Overview
China's real estate bubble shares notable similarities with Japan's crash in the 1990s, including speculative buying, heavy reliance on credit, and demographic challenges. However, key differences, such as China's greater integration into the global economy, the larger role of real estate in GDP, and the government’s proactive interventions, highlight unique risks and opportunities.
China's property sector accounts for approximately 30% of GDP, making the stakes much higher than in Japan's case. Developer defaults, such as Evergrande’s, underscore the fragility of the market, raising concerns about broader financial contagion. Meanwhile, China's aging population and shrinking workforce mirror Japan’s demographic challenges, exacerbating oversupply issues.
Unlike Japan, whose domestic-focused economy limited global repercussions, a major disruption in China's property sector could have worldwide effects, impacting trade, supply chains, commodities, and foreign investments. While China’s government has shown a stronger capacity for intervention than Japan did in the 1990s, the ultimate success of these policies in averting prolonged stagnation remains uncertain.
China’s ability to navigate this crisis will have profound implications, not just for its domestic economy but for global economic stability, given its role as a key player in international trade and finance.
The burst of China's property market shares similarities with Japan's real estate crash in the late 1980s and early 1990s. Japan's bubble was fueled by excessive bank lending and speculative buying, especially in urban centers like Tokyo. When the Bank of Japan raised interest rates in the early 1990s, the bubble burst, leading to a prolonged economic stagnation, known as the "Lost Decade."

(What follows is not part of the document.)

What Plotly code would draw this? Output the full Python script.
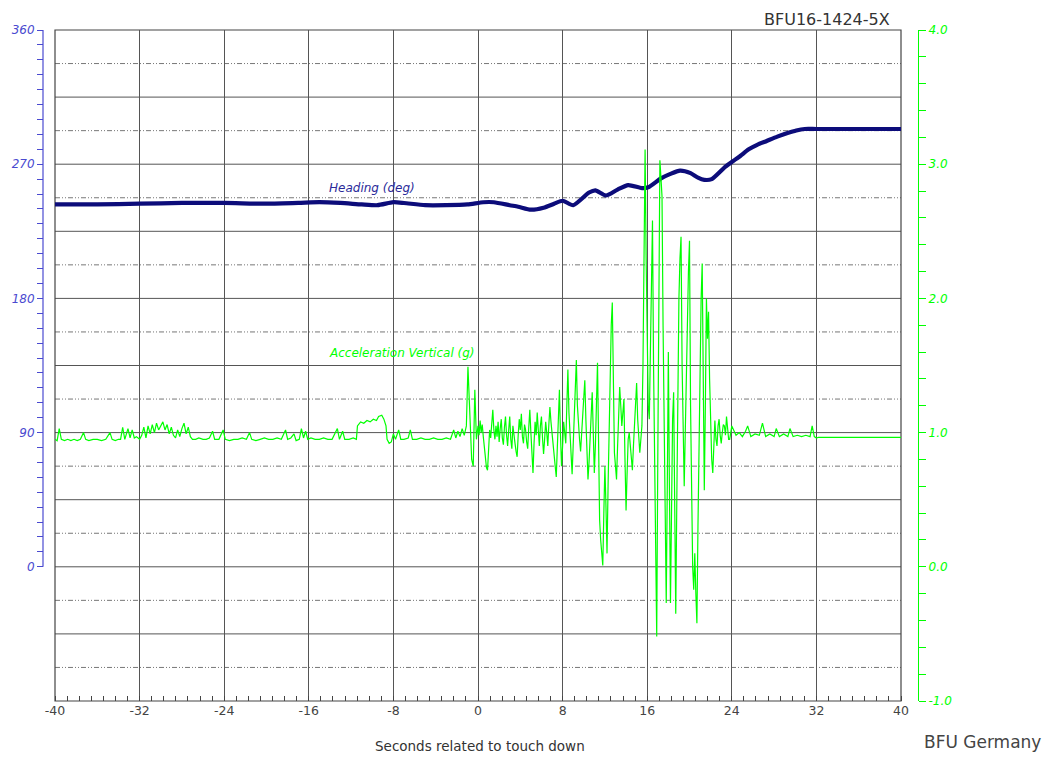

China's property market became a key part of its economic growth, with real estate constituting a significant share of GDP and household wealth. Speculative buying and loose credit inflated prices, but government crackdowns on excessive borrowing by developers (such as Evergrande) have led to defaults and falling prices. Japan’s real estate market was highly inflated, with land values reaching unsustainable levels before the bubble burst. The collapse wiped out large amounts of wealth and triggered long-term deflation.
Japan vs. China
Japan’s Bubble:
Highly inflated land values, particularly in urban areas.
Excessive speculation and credit expansion.
Collapse led to long-term deflation and economic stagnation.
China’s Bubble:
Larger in scale due to massive urbanization and heavy reliance on real estate.
Real estate accounts for as much as 30% of GDP, indicating vast potential disruption.
Banking Exposure and Demographic Pressures
Japanese Banks: Deeply exposed to real estate, leading to insolvencies and a credit crunch.
Chinese Banks: Similarly exposed, but government interventions have so far contained a broader banking crisis. Developer defaults like Evergrande’s, however, raise concerns about financial contagion.
Japan’s Aging Population: Reduced demand for real estate, exacerbating oversupply.
China’s Shrinking Workforce: Faces similar demographic challenges, worsening the property oversupply problem.
Government Responses
Japan: Slow response exacerbated stagnation.
China: Proactive interventions in credit and property markets aim to prevent a full-blown crash, though their long-term effectiveness remains uncertain.
Global Economic Impact
Japan:
Real estate crash largely affected its domestic economy, with limited global impact.
China:
As a highly integrated global player, a property market collapse could disrupt global trade, supply chains, and foreign investments. The Chinese property market burst mirrors Japan’s in many respects, but China’s early government intervention and larger financial reserves may help mitigate long-term stagnation. However, significant risks remain, including over-reliance on real estate and demographic challenges.
China's future remains uncertain, but its ability to manage these risks will have far-reaching consequences for both domestic and global economies.